M. Dessources aime aussi transmettre. « J’ai déjà formé des jeunes en programmation. Les voir progresser et entrer à l’université, c’est très motivant », dit-il. Une passion qui rejoint pleinement l’approche de l’ISTEAH : former des formateurs pour élargir l’impact sur le terrain.

Jean-Kénel Dessources, étudiant à l'ISTEAH, stagiaire IVADO
Une professeure invitée
La professeure Rose Michelle Smith, spécialiste en chimie de l'environnement à l'ISTEAH et titulaire de la Chaire UNESCO Femmes et sciences pour le développement, est également présente à Polytechnique en tant que chercheuse invitée.
Sa chaire de recherche a pour objectif principal d'accroître le nombre de femmes dans les filières scientifiques, notamment en sciences, technologies, ingénierie et mathématiques (STIM). Cette chaire mène des actions depuis la petite enfance jusqu'au niveau universitaire. À travers des conférences mensuelles dans les écoles, l'organisation d'olympiades nationales de sciences au niveau secondaire et un soutien actif aux candidatures d'étudiantes aux programmes de bourses internationales, elle contribue à rendre plus inclusif le développement scientifique haïtien.

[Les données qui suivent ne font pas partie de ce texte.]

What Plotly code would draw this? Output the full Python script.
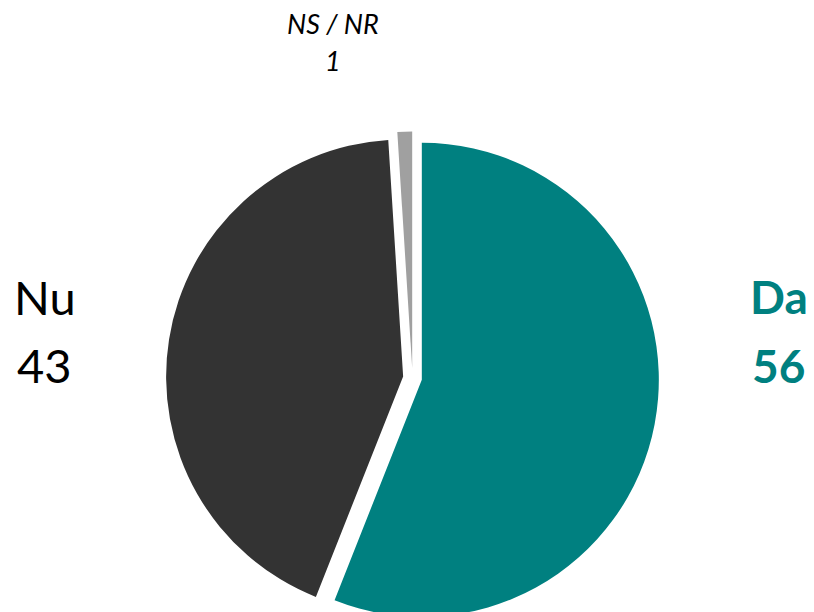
import plotly.graph_objects as go

labels = ["Da", "Nu", "NS / NR"]
values = [56, 43, 1]
colors = ["#008080", "#333333", "#A0A0A0"]

W, H = 814, 625
OFF = 8  # page body margin
cx, cy, half = 412.5 - OFF, 378 - OFF, 246.5

fig = go.Figure(go.Pie(
    labels=labels, values=values, sort=False, direction="clockwise", rotation=0,
    marker=dict(colors=colors, line=dict(color="white", width=0)),
    pull=[0.04, 0.04, 0.04], textinfo="none", hoverinfo="label+value",
    showlegend=False,
    domain=dict(x=[(cx - half) / W, (cx + half) / W],
                y=[1 - (cy + half) / H, 1 - (cy - half) / H]),
))

def yp(py):
    return 1 - (py - OFF) / H

def xp(px):
    return (px - OFF) / W

font = "Lato, 'Open Sans', sans-serif"
ann = [
    dict(text=labels[1], x=xp(45), y=yp(297), font=dict(size=47, color="#000000", family=font)),
    dict(text=str(values[1]), x=xp(44), y=yp(365), font=dict(size=47, color="#000000", family=font)),
    dict(text="<b>" + labels[0] + "</b>", x=xp(779), y=yp(297), font=dict(size=46, color="#008080", family=font)),
    dict(text="<b>" + str(values[0]) + "</b>", x=xp(778), y=yp(365), font=dict(size=46, color="#008080", family=font)),
    dict(text="<i>" + labels[2] + "</i>", x=xp(333), y=yp(23), font=dict(size=27, color="#000000", family=font)),
    dict(text="<i>" + str(values[2]) + "</i>", x=xp(333), y=yp(61), font=dict(size=27, color="#000000", family=font)),
]
for a in ann:
    a.update(xref="paper", yref="paper", showarrow=False, xanchor="center", yanchor="middle")

fig.update_layout(
    width=W, height=H, margin=dict(l=0, r=0, t=0, b=0),
    paper_bgcolor="white", plot_bgcolor="white", annotations=ann,
)
fig.write_html("out.html")
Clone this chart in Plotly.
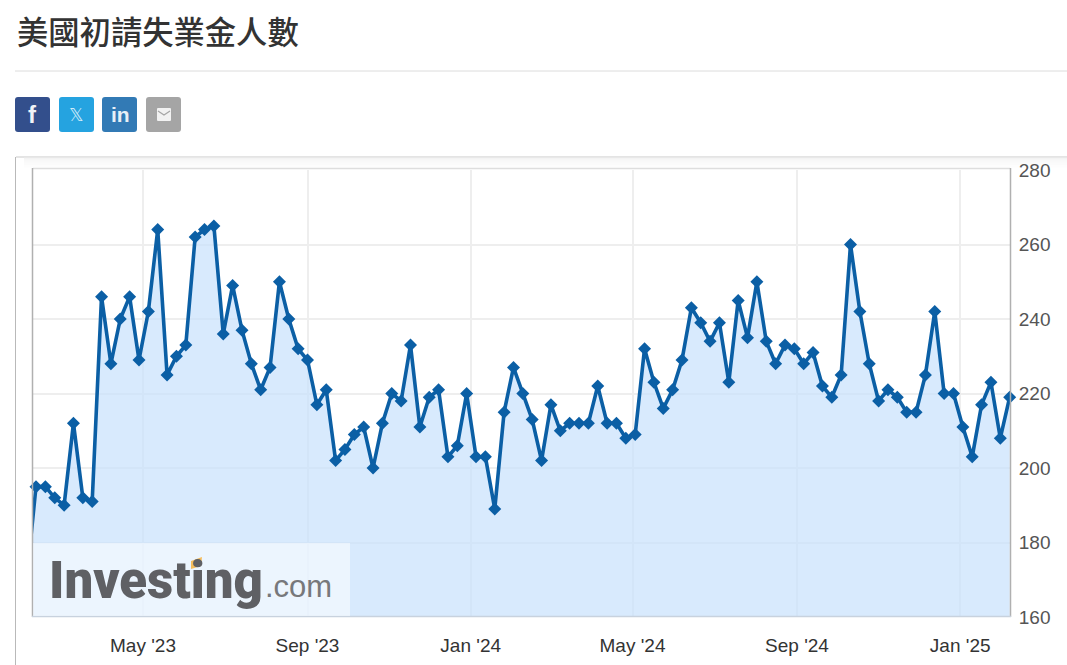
import plotly.graph_objects as go
import pandas as pd

W, H = 1067, 665
TITLE = "美國初請失業金人數"
START = "2023-02-03"
LEAD_IN = [170]
VALUES = [195,195,192,190,212,192,191,246,228,240,246,229,242,264,225,230,233,262,264,265,
          236,249,237,228,221,227,250,240,232,229,217,221,202,205,209,211,200,212,220,218,
          233,211,219,221,203,206,220,203,203,189,215,227,220,213,202,217,210,212,212,212,
          222,212,212,208,209,232,223,216,221,229,243,239,234,239,223,245,235,250,234,228,
          233,232,228,231,222,219,225,260,242,228,218,221,219,215,215,225,242,220,220,211,
          203,217,223,208,219]
TICK_DATES = ["2023-05-01","2023-09-01","2024-01-01","2024-05-01","2024-09-01","2025-01-01"]
TICK_LABELS = ["May '23","Sep '23","Jan '24","May '24","Sep '24","Jan '25"]
Y_TICKS = [160,180,200,220,240,260,280]

all_vals = LEAD_IN + VALUES
dates = pd.date_range(START, periods=len(all_vals), freq="7D")

def px(x): return x / W
def py(y): return 1 - y / H
def rect(x0, y0, x1, y1, color, line=None, layer="above", **kw):
    return dict(type="rect", xref="paper", yref="paper", x0=px(x0), x1=px(x1), y0=py(y0), y1=py(y1),
                fillcolor=color, line=dict(width=0) if line is None else line, layer=layer, **kw)
def hline(x0, x1, y, color, width=1, layer="above"):
    return dict(type="line", xref="paper", yref="paper", x0=px(x0), x1=px(x1), y0=py(y), y1=py(y),
                line=dict(color=color, width=width), layer=layer)
def vline(x, y0, y1, color, width=1, layer="above"):
    return dict(type="line", xref="paper", yref="paper", x0=px(x), x1=px(x), y0=py(y0), y1=py(y1),
                line=dict(color=color, width=width), layer=layer)
def rrect(x0, y0, x1, y1, color, r=3):
    X0, X1, Y0, Y1 = px(x0), px(x1), py(y0), py(y1)
    rx, ry = r / W, r / H
    path = (f"M{X0+rx},{Y0} L{X1-rx},{Y0} Q{X1},{Y0} {X1},{Y0-ry} L{X1},{Y1+ry} Q{X1},{Y1} {X1-rx},{Y1} "
            f"L{X0+rx},{Y1} Q{X0},{Y1} {X0},{Y1+ry} L{X0},{Y0-ry} Q{X0},{Y0} {X0+rx},{Y0} Z")
    return dict(type="path", xref="paper", yref="paper", path=path, fillcolor=color, line=dict(width=0), layer="above")
def label(x, y, text, size, color, family="Liberation Sans", anchor="center", weight=None):
    f = dict(size=size, color=color, family=family)
    if weight: f["weight"] = weight
    return dict(xref="paper", yref="paper", x=px(x), y=py(y), text=text,
                showarrow=False, xanchor=anchor, yanchor="middle", align="left", font=f)

fig = go.Figure()
fig.add_trace(go.Scatter(x=dates, y=all_vals, mode="lines", fill="tozeroy",
                         fillcolor="rgba(199,225,252,0.7)",
                         line=dict(color="#0b5fa5", width=3.6), hoverinfo="skip"))
fig.add_trace(go.Scatter(x=dates[1:], y=VALUES, mode="markers", cliponaxis=False,
                         marker=dict(symbol="diamond", size=10, color="#0b5fa5")))

shapes = [hline(15, W, 71, "#dcdcdc")]
shapes += [rrect(15, 97, 50, 132, "#334f8c"), rrect(59, 97, 94, 132, "#25a3e0"),
           rrect(102, 97, 137, 132, "#327ab5"), rrect(146, 97, 181, 132, "#a5a5a5"),
           rrect(157, 108, 171, 121, "#f2f2f2", r=1)]
shapes.append(dict(type="path", xref="paper", yref="paper",
                   path=f"M{px(158)},{py(111)} L{px(164)},{py(115)} L{px(170)},{py(111)}",
                   line=dict(color="#a5a5a5", width=1.2), layer="above"))
for i, c in enumerate(["#c9c9c9", "#ececec", "#f1f1f1", "#f4f4f4", "#f6f6f6", "#f8f8f8", "#f9f9f9", "#fafafa", "#fbfbfb", "#fcfcfc", "#fdfdfd"]):
    shapes.append(hline(16 if i == 0 else 24, W, 157 + i, c, layer="below"))
shapes += [vline(15.5, 157, H, "#b9b9b9"), hline(33, 1010, 168.5, "#dedede", 1.5),
           vline(32.5, 168, 617, "#b0b0b0", 1.5), vline(1010.5, 168, 617, "#b0b0b0", 1.5),
           hline(32, 1011, 616.5, "#c8d2de", 1.5)]
shapes.append(rect(33, 543, 350, 616, "rgba(255,255,255,0.5)"))
shapes.append(dict(type="path", xref="paper", yref="paper", layer="above", fillcolor="#f5bd5c", line=dict(width=0),
                   path=f"M{px(191)},{py(561)} L{px(202)},{py(557)} L{px(201)},{py(566)} L{px(191)},{py(569)} Z"))

annotations = [
    label(15, 31, TITLE, 31.3, "#333333", family="Noto Sans CJK TC", anchor="left", weight=500),
    label(32.5, 115, "f", 24, "#f0f3f8", weight=700),
    label(76.5, 115, "𝕏", 18, "#cfeaf8", family="DejaVu Sans"),
    label(120, 115, "in", 21, "#e8f0f7", weight=700),
    label(47, 580, "Investing", 51, "#5f6064", family="Roboto", anchor="left", weight=900),
    label(263, 586, ".com", 31, "#77787b", anchor="left"),
]

fig.update_layout(
    width=W, height=H, autosize=False, showlegend=False, hovermode=False,
    margin=dict(l=0, r=0, t=0, b=0, pad=0, autoexpand=False), paper_bgcolor="white", plot_bgcolor="white",
    shapes=shapes, annotations=annotations,
    xaxis=dict(domain=[px(33), px(1010)], type="date", automargin=False,
               range=["2023-02-07 18:00", "2025-02-07 06:00"],
               tickmode="array", tickvals=TICK_DATES, ticktext=TICK_LABELS,
               showgrid=True, gridcolor="#eeeeee", gridwidth=2, zeroline=False, showline=False,
               ticks="outside", ticklen=11, tickcolor="rgba(0,0,0,0)",
               tickfont=dict(size=19, color="#333333", family="Liberation Sans")),
    yaxis=dict(domain=[py(617), py(170)], range=[160, 280], side="right", automargin=False,
               tickmode="array", tickvals=Y_TICKS,
               showgrid=True, gridcolor="#eeeeee", gridwidth=2, zeroline=False, showline=False,
               ticks="outside", ticklen=4, tickcolor="rgba(0,0,0,0)",
               tickfont=dict(size=19, color="#555555", family="Liberation Sans")),
)
fig.write_html("out.html", config=dict(displayModeBar=False),
               post_script="document.body.style.margin='0';document.body.style.overflow='hidden';")
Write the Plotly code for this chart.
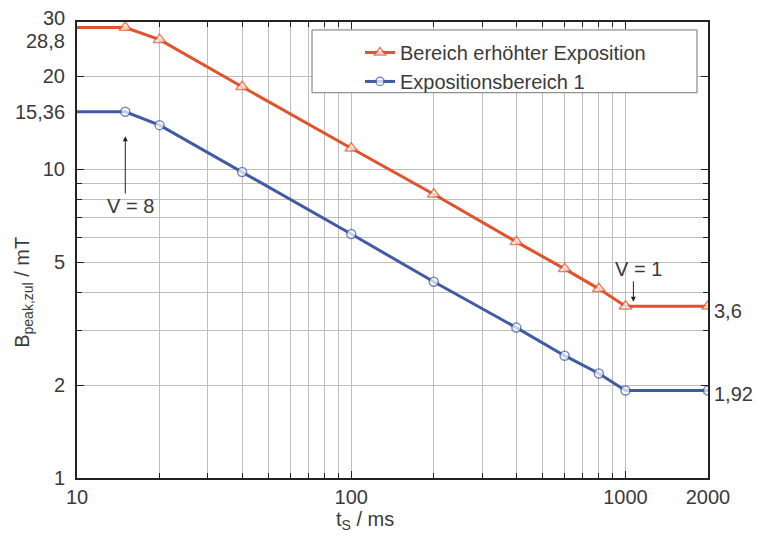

À Polytechnique, la Pre Smith collabore avec le Pr Musandji Fuamba à un projet d'évaluation de la disponibilité et de la qualité de l'eau à Cap-Haïtien (Haïti), à Montréal et en Normandie (France). « Haïti ne manque pas d'eau, c'est sur le plan de la gestion de ses ressources hydriques que se trouvent les grands enjeux », déclare-t-elle.

Rose Michelle Smith, professeure en chimie de l'environnement à l'ISTEAH, titulaire de la Chaire UNESCO Femmes et sciences pour le développement, chercheuse invitée à Polytechnique
Un enrichissement mutuel
« Accueillir des étudiants et des professeurs d'Haïti a un impact aussi sur le milieu de Polytechnique. C'est un échange, un partage de visions du monde, qui aide à une compréhension réciproque et empêche le repli sur soi si nuisible à la richesse humaine », constate le Pr Pierre.